== SHORT TASK ==
Here are some records; copy every line that holds the word "this".

== RECORDS TO USE ==

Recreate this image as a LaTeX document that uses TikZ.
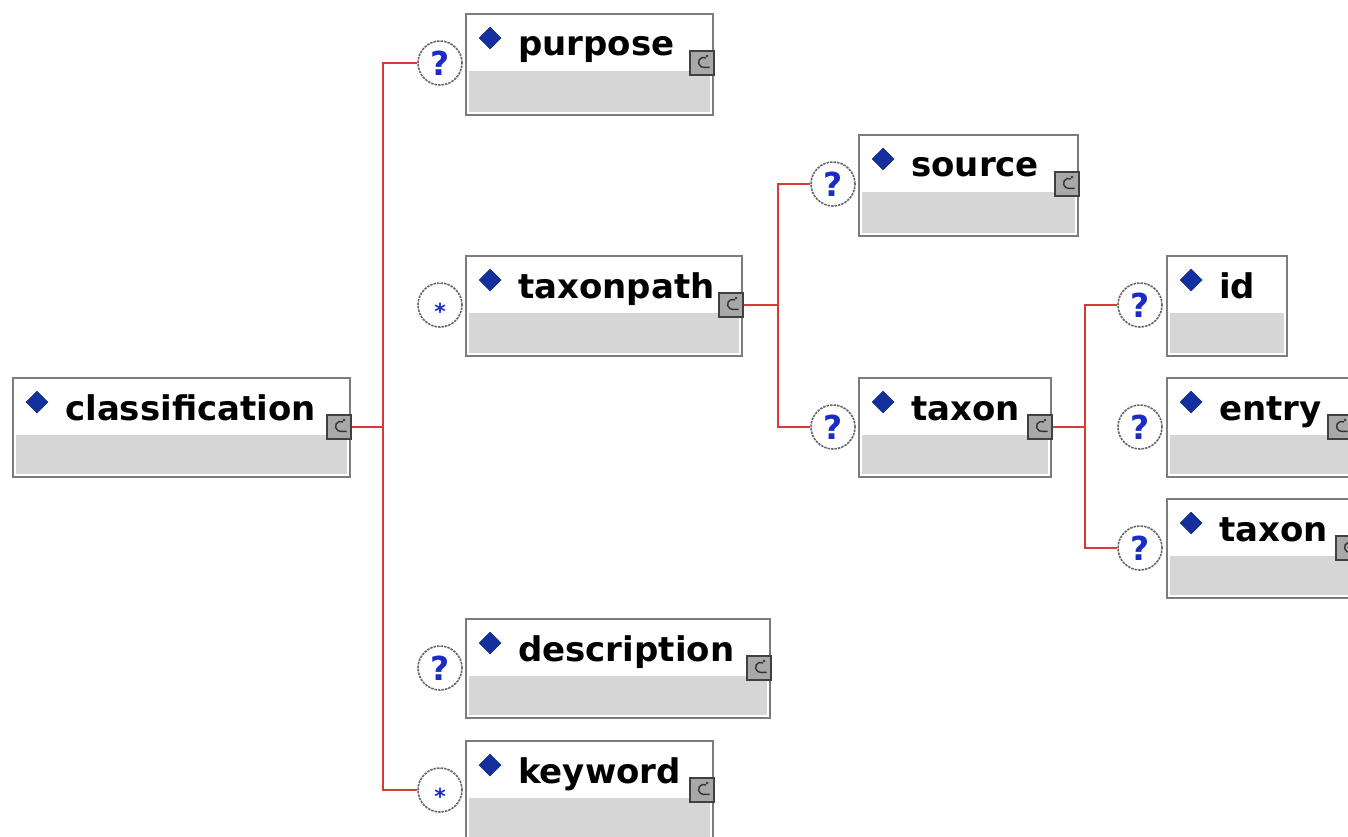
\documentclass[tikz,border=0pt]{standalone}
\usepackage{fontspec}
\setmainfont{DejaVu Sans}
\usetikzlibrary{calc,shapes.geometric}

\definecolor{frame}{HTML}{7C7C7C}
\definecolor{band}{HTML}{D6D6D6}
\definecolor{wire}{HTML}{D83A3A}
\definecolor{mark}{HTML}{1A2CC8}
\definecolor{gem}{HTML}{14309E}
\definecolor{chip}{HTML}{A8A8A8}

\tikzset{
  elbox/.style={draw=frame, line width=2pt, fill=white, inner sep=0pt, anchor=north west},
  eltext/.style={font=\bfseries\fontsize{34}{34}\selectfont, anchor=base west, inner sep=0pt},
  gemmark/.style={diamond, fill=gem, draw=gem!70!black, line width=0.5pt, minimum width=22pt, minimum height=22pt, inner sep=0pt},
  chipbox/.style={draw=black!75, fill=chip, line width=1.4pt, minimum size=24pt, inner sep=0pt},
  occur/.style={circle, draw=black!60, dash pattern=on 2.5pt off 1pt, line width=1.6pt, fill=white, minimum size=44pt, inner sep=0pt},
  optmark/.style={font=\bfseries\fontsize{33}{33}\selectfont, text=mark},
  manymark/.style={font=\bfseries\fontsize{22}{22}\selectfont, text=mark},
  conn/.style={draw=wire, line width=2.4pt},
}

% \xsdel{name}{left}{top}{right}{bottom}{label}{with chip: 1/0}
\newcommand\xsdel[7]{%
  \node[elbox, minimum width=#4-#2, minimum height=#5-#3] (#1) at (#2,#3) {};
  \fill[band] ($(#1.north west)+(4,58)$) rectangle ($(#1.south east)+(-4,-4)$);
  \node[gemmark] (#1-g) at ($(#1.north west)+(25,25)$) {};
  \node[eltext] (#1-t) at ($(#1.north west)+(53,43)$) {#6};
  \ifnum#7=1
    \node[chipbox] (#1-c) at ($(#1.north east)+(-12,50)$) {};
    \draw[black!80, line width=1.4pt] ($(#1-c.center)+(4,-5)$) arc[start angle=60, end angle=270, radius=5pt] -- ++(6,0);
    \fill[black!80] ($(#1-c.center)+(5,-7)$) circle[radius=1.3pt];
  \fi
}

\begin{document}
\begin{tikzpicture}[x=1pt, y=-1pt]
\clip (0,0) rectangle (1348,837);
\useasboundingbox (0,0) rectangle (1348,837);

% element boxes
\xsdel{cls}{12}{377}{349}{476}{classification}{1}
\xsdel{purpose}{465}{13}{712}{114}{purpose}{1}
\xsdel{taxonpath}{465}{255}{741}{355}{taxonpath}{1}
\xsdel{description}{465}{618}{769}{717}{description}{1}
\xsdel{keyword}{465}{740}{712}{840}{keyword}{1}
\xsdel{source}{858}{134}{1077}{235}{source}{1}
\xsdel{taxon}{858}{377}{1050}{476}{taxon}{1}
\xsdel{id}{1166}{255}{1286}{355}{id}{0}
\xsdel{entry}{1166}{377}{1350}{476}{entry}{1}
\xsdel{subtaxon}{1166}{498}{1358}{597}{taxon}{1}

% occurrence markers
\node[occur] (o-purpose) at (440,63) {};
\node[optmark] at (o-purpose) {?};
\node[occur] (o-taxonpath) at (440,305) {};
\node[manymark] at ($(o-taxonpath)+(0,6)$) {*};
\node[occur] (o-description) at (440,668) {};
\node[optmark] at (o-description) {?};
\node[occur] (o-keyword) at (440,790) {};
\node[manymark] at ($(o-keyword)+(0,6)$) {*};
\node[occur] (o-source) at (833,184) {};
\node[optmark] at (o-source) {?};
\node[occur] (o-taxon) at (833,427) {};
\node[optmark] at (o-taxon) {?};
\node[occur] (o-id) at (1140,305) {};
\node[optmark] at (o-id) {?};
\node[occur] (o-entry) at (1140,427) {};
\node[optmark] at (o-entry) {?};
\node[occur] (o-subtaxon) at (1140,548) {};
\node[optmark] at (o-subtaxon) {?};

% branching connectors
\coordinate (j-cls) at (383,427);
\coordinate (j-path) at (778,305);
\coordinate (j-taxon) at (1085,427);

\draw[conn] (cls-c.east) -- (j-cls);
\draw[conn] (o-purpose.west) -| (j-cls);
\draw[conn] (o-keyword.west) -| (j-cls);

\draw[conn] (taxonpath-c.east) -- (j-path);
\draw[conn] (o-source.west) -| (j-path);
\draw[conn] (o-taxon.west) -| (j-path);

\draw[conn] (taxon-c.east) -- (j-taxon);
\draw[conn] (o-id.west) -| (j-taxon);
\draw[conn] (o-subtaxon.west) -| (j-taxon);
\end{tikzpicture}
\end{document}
---
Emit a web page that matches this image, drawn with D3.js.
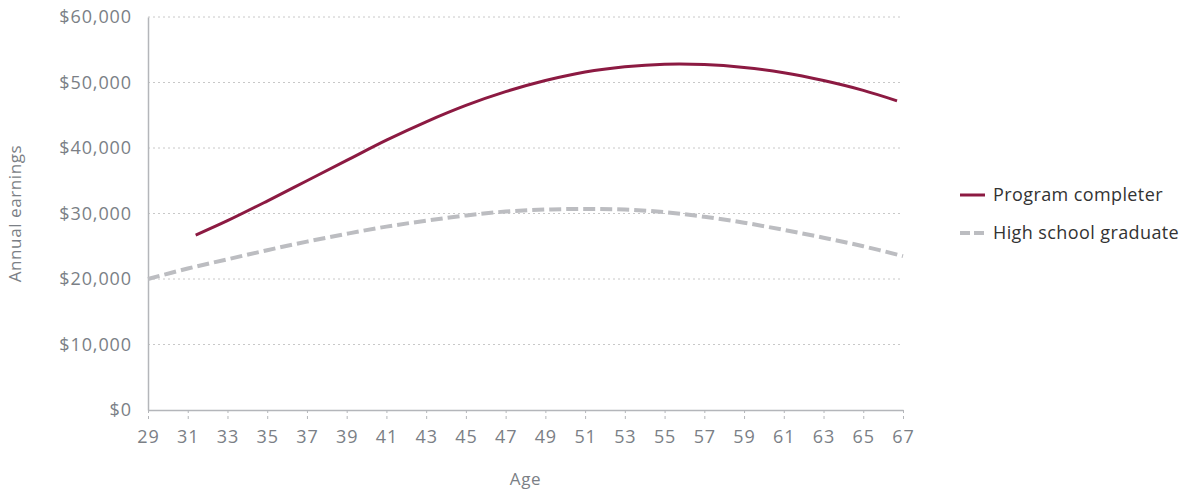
* * *
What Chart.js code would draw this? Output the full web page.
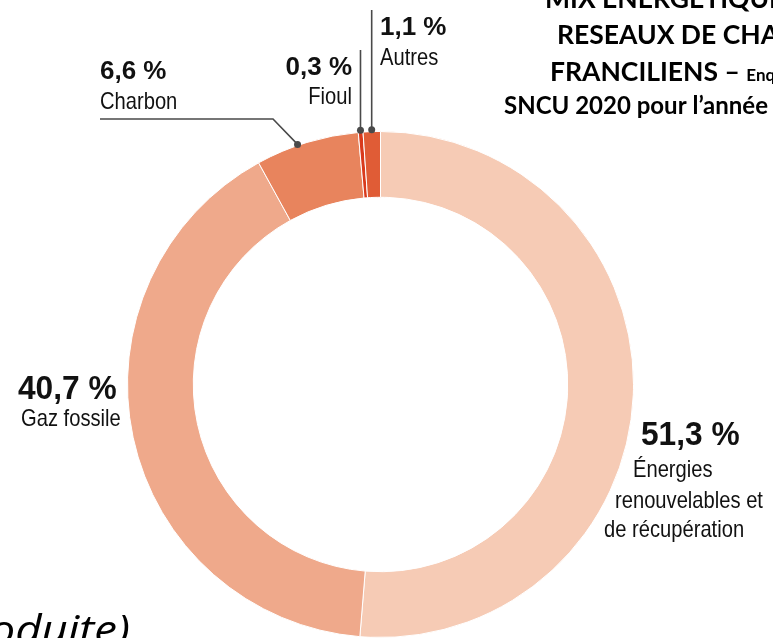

== ANSWER IN FULL ==
Recreate this image as a LaTeX document that uses TikZ.
Emit a web page that matches this image, drawn with D3.js.
What Chart.js code would draw this? Output the full web page.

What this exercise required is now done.